The Niagara University campus community and local agencies came together to display and view artwork reflecting the journeys, experiences, hopes, and dreams of the survivors of domestic violence who created them.
“In Their Shoes” gave children impacted by domestic violence a way to express their creativity and personality.
Exhibits included “Pathways to Freedom, Stepping Stones,” which focused on the individuals’ unique journey to healing; “In Their Shoes,” a collection created by children impacted by domestic violence to express their creativity and personality; and “Voices of Survivors, Visions of Strength,” which highlighted the courage of survivors who share their stories.
In addition to the artwork, the event featured an exhibit of ribbon skirts designed and created by members of the six nations of the Haudenosaunee Confederacy in 2021 as a way of showing unity and sisterhood for missing and murdered Indigenous women; a 16-square quilt made by women in the Tuscarora community that represents what domestic violence means to them; and the “Silent Witness Project,” a reconstruction of a national traveling memorial honoring the 25 individuals from Niagara County who were killed in acts of domestic violence. “The Clothesline Project,” a collection of T-shirts with messages to raise awareness of domestic and sexual violence, was displayed outside the museum.

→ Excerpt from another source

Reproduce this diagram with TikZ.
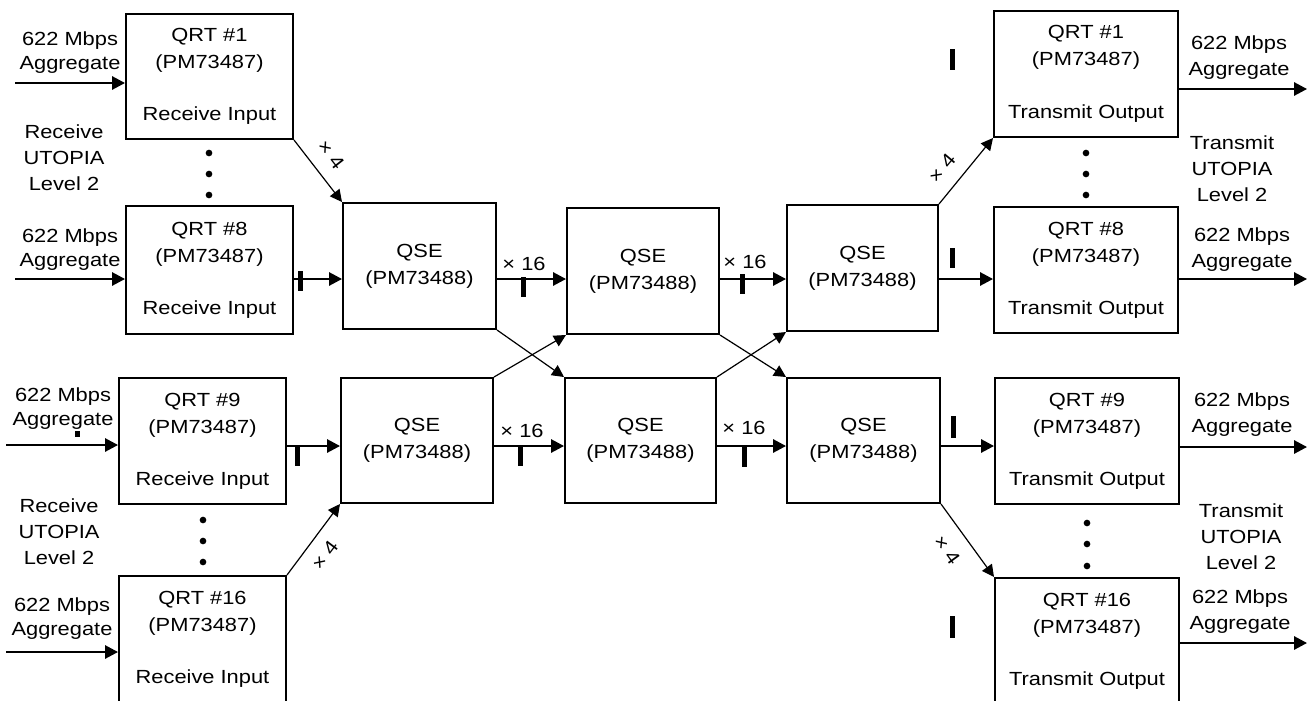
\documentclass[tikz,border=0pt]{standalone}
\usepackage{fontspec}
\setmainfont{Liberation Sans}[FakeStretch=1.15]
\usetikzlibrary{arrows.meta,calc}
\tikzset{
  box/.style={draw, line width=1.5pt, inner sep=0pt, align=center,
    font=\fontsize{14.25pt}{20.25pt}\selectfont},
  lbl/.style={inner sep=0pt, align=center, font=\fontsize{14.25pt}{19.5pt}\selectfont},
  lblL/.style={inner sep=0pt, align=center, font=\fontsize{14.25pt}{18pt}\selectfont},
  harrow/.style={line width=1.5pt, -{Triangle[length=9.75pt,width=10pt]}},
  darrow/.style={line width=0.9pt, -{Triangle[length=9pt,width=9pt]}},
  busbar/.style={line width=3.75pt},
  dotnode/.style={circle, fill, inner sep=0pt, minimum size=5pt},
}
\newcommand\mybox[6]{\node[box,minimum width={(#3-#1)*0.75pt},minimum height={(#4-#2)*0.75pt}] (#5) at ({(#1+#3)/2},{(#2+#4)/2}) {#6};}
\begin{document}
\begin{tikzpicture}[x=0.75pt,y=-0.75pt]
\clip (0,0) rectangle (1309,700);
% receive QRTs
\mybox{126}{14}{293}{139}{q1l}{QRT \#1\\(PM73487)\\[19pt]Receive Input}
\mybox{126}{206}{293}{334}{q8l}{QRT \#8\\(PM73487)\\[19pt]Receive Input}
\mybox{119}{378}{286}{504}{q9l}{QRT \#9\\(PM73487)\\[19pt]Receive Input}
\mybox{119}{576}{286}{703}{q16l}{QRT \#16\\(PM73487)\\[19pt]Receive Input}
% QSEs
\mybox{343}{203}{496}{329}{qa}{QSE\\(PM73488)}
\mybox{567}{208}{719}{334}{qb}{QSE\\(PM73488)}
\mybox{787}{205}{938}{331}{qc}{QSE\\(PM73488)}
\mybox{341}{378}{493}{503}{qd}{QSE\\(PM73488)}
\mybox{565}{378}{716}{503}{qe}{QSE\\(PM73488)}
\mybox{787}{378}{940}{503}{qf}{QSE\\(PM73488)}
% transmit QRTs
\mybox{994}{11}{1178}{137}{q1r}{QRT \#1\\(PM73487)\\[19pt]Transmit Output}
\mybox{994}{207}{1178}{333}{q8r}{QRT \#8\\(PM73487)\\[19pt]Transmit Output}
\mybox{995}{378}{1179}{504}{q9r}{QRT \#9\\(PM73487)\\[19pt]Transmit Output}
\mybox{995}{578}{1179}{705}{q16r}{QRT \#16\\(PM73487)\\[19pt]Transmit Output}
% side labels
\node[lblL] (la1) at (70,53) {622 Mbps\\Aggregate};
\node[lblL] (la8) at (70,250) {622 Mbps\\Aggregate};
\node[lblL] (la9) at (63,409) {622 Mbps\\Aggregate};
\node[lblL] (la16) at (62,619) {622 Mbps\\Aggregate};
\node[lbl] (lu1) at (64,158) {Receive\\UTOPIA\\Level 2};
\node[lbl] (lu2) at (59,532) {Receive\\UTOPIA\\Level 2};
\node[lbl] (ra1) at (1239,58) {622 Mbps\\Aggregate};
\node[lbl] (ra8) at (1242,250) {622 Mbps\\Aggregate};
\node[lbl] (ra9) at (1242,415) {622 Mbps\\Aggregate};
\node[lbl] (ra16) at (1240,612) {622 Mbps\\Aggregate};
\node[lbl] (ru1) at (1232,169) {Transmit\\UTOPIA\\Level 2};
\node[lbl] (ru2) at (1241,537) {Transmit\\UTOPIA\\Level 2};
% dots
\foreach \y [count=\i] in {153,174,195} \node[dotnode] (dl1\i) at (209,\y) {};
\foreach \y [count=\i] in {520,541,562} \node[dotnode] (dl2\i) at (203,\y) {};
\foreach \y [count=\i] in {153,174,195} \node[dotnode] (dr1\i) at (1086,\y) {};
\foreach \y [count=\i] in {523,544,566} \node[dotnode] (dr2\i) at (1087,\y) {};
% input / output arrows
\coordinate (i1) at (15,83);
\coordinate (i8) at (15,279);
\coordinate (i9) at (6,445);
\coordinate (i16) at (6,652);
\coordinate (o1) at (1307,89);
\coordinate (o8) at (1307,279);
\coordinate (o9) at (1307,447);
\coordinate (o16) at (1307,643);
\draw[harrow] (i1) -- (i1 -| q1l.west);
\draw[harrow] (i8) -- (i8 -| q8l.west);
\draw[harrow] (i9) -- (i9 -| q9l.west);
\draw[harrow] (i16) -- (i16 -| q16l.west);
\draw[harrow] (q1r.east |- o1) -- (o1);
\draw[harrow] (q8r.east |- o8) -- (o8);
\draw[harrow] (q9r.east |- o9) -- (o9);
\draw[harrow] (q16r.east |- o16) -- (o16);
% horizontal links
\coordinate (rowA) at (0,279);
\coordinate (rowB) at (0,446);
\draw[harrow] (q8l.east |- rowA) -- (qa.west |- rowA);
\draw[harrow] (qa.east |- rowA) -- (qb.west |- rowA);
\draw[harrow] (qb.east |- rowA) -- (qc.west |- rowA);
\draw[harrow] (qc.east |- rowA) -- (q8r.west |- rowA);
\draw[harrow] (q9l.east |- rowB) -- (qd.west |- rowB);
\draw[harrow] (qd.east |- rowB) -- (qe.west |- rowB);
\draw[harrow] (qe.east |- rowB) -- (qf.west |- rowB);
\draw[harrow] (qf.east |- rowB) -- (q9r.west |- rowB);
% diagonal links
\draw[darrow] (q1l.south east) -- (qa.north west);
\draw[darrow] (q16l.north east) -- (qd.south west);
\draw[darrow] (qa.south east) -- (qe.north west);
\draw[darrow] (qd.north east) -- (qb.south west);
\draw[darrow] (qb.south east) -- (qf.north west);
\draw[darrow] (qe.north east) -- (qc.south west);
\draw[darrow] (qc.north east) -- (q1r.south west);
\draw[darrow] (qf.south east) -- (q16r.north west);
% multiplicity labels
\node[lbl] (m1) at (524,264) {× 16};
\node[lbl] (m2) at (745,262) {× 16};
\node[lbl] (m3) at (522,431) {× 16};
\node[lbl] (m4) at (744,428) {× 16};
\node[lbl,rotate=-52] (x1) at (331,155) {× 4};
\node[lbl,rotate=53] (x2) at (325,555) {× 4};
\node[lbl,rotate=50] (x3) at (942,168) {× 4};
\node[lbl,rotate=-54] (x4) at (947,550) {× 4};
% bus bars
\draw[busbar] (300,271) -- (300,291);
\draw[busbar] (523,277) -- (523,297);
\draw[busbar] (742,274) -- (742,294);
\draw[busbar] (952,248) -- (952,268);
\draw[busbar] (953,416) -- (953,438);
\draw[busbar] (744,447) -- (744,467);
\draw[busbar] (520.5,446) -- (520.5,466);
\draw[busbar] (297.5,445) -- (297.5,466);
\draw[busbar] (952,49) -- (952,70);
\draw[busbar] (952,616) -- (952,638);
\fill (74.5,431) rectangle (79.5,437);
\end{tikzpicture}
\end{document}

The theme of the event was that “the voices of survivors are meant to be heard in any way that they choose, whether it be through artwork, storytelling, memoirs or songs,” said Caleigh Skinner, director of domestic violence services at Pinnacle Community Services. “This is what the event is about – honoring the stories of the past and present survivors of domestic violence.”
“This event speaks directly to the incredible community support available in Niagara County,” Radatz added. “Not only are we fortunate to partner with so many agencies and organizations that do amazing work to address domestic violence and support survivors, but also each year so many campus and community members show their support by attending the event and bearing witness to the messages shared by survivors through their art.”
Several community organizations collaborated to host the event, including Niagara University, Castellani Art Museum, Niagara County Sheriff’s Office – victim assistance unit and domestic violence intervention program, Niagara Falls Police Department – domestic violence unit, Pinnacle Community Services, Seven Dancers Coalition, and the YWCA of the Niagara Frontier.